Anyway, she’s always on me about going the self-publishing route.  She tells me that the reason I’m so eager to get published by an “established house,” is that I’m looking for recognition from someone who I imagine as being a member of an elite community, and this badge will signify that I have “succeeded”.

To a certain extent, she’s right.

Let us face the fact:  just about anyone can self-publish these days.  Ten years ago stories about daughter-stepfather trysts, college girls addicted to giving their instructors–male or female–oral sex, and women being gang-fucked by werewolves would have ended up on various website catering to those particular interests; these days they end up on Smashwords and/or Amazon.

There’s nothing wrong with any of the above–hey, you should see what my first story sale was–but for some writers, it’s does make them feel as if their accomplishments are rendered small because, when they see their book appear on a list of  recommended reading, their science fiction epic is sharing space with a story about a bored housewife who’s used witchcraft to take over her son’s body because she has a fantasy about impregnating his college-aged girlfriend.

Definitely doesn’t feel the same as finding your novel on the shelf next to William Gibson.

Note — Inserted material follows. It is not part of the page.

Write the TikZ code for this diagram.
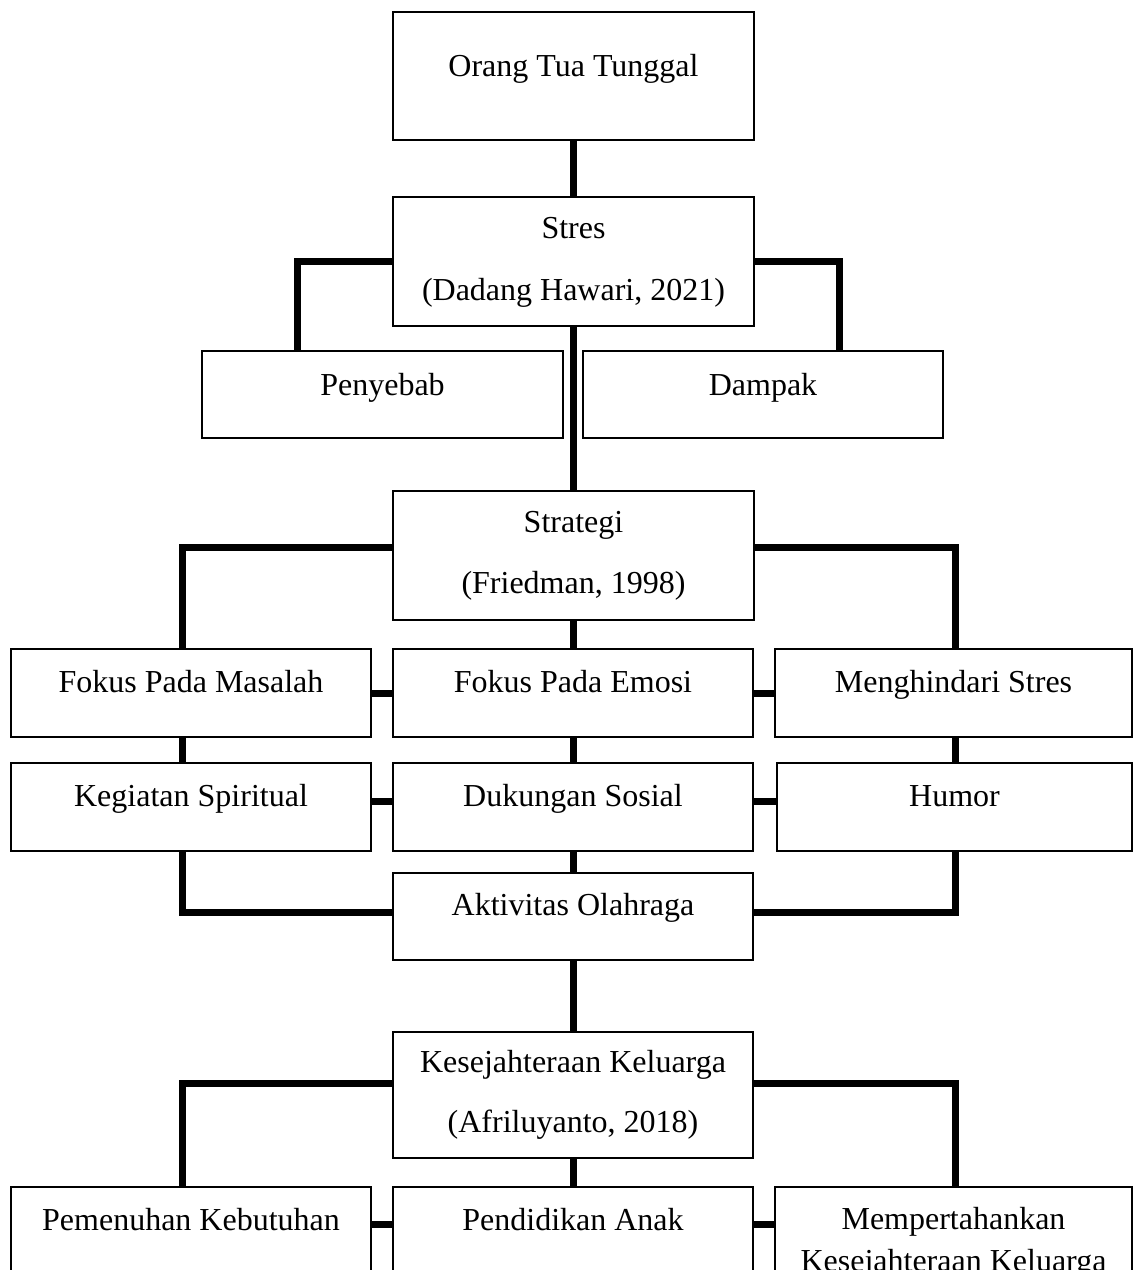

The thing is, we need to step beyond this belief.  The real recognition comes from people who by your stories, and better yet, enjoy them.  Even if Harper Voyager were to pick up my novel, does that mean it’ll sell?  Maybe.  The HV deals indicates they’ll edit and format and put up your ebook, and give it a few shots of publicity.  None of this guaranties sales–it just pats your ego on the head and tells you that, yeah baby, you’re there.

But if a book sees the light of day, and yet is never read, does that mean it was really published?

Talk to me in a few weeks and maybe I’ll have this figured out by then.